Sebuah pertemuan tertutup dari badan yang ditugaskan untuk memastikan perdamaian dan stabilitas internasional itu berakhir tanpa pernyataan meskipun ada seruan dari Amerika Serikat dan anggota lainnya untuk front persatuan guna mengatasi krisis tersebut.
Rusia dan China, keduanya anggota tetap DK PBB dengan hak veto, sebelumnya telah menyuarakan pendapat untuk mendukung non-campur tangan, menggambarkan situasi yang semakin mengerikan itu sebagai urusan internal.
Christine Schraner Burgener, utusan khusus PBB untuk Myanmar, meminta negara-negara anggota untuk bertindak selama sesi tertutup, memperingatkan bahwa harapan rakyat negara itu memudar.
"Saya telah mendengar langsung permohonan putus asa, dari para ibu, pelajar, dan orang tua, saya menerima setiap hari sekitar 2.000 pesan, agar tindakan internasional membalikkan serangan yang nyata terhadap keinginan rakyat Myanmar dan prinsip-prinsip demokrasi," ungkap Burgener di hadapan anggota dewan.
"Persatuan Anda dibutuhkan lebih dari sebelumnya," tambah dia.
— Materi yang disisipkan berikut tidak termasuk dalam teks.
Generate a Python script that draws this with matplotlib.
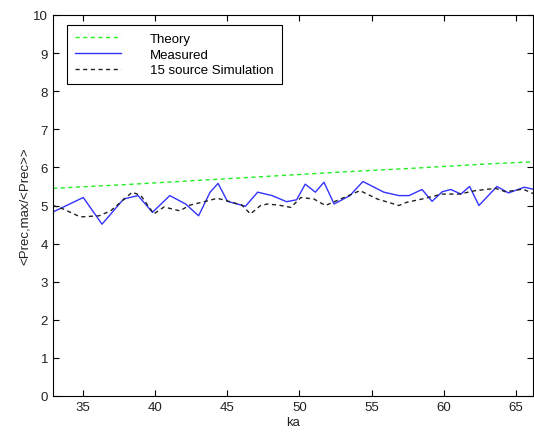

Inggris, yang meminta sesi diadakan pada Jumat, mengatakan bahwa penting bagi dewan untuk berbicara dalam satu suara, menekankan bahwa pihaknya akan mempertimbangkan tindakan lebih lanjut melalui Dewan Keamanan dalam beberapa hari mendatang.
Tentara Myanmar merebut kekuasaan pada 1 Februari, menggulingkan pemerintah terpilih Aung San Suu Kyi dan mengakhiri eksperimen singkat negara itu dengan pemerintahan demokratis. Protes anti-kudeta besar-besaran di seluruh negeri telah menyebabkan tindakan keras militer, dengan lebih dari 60 orang tewas dan lebih dari 1.000 ditangkap.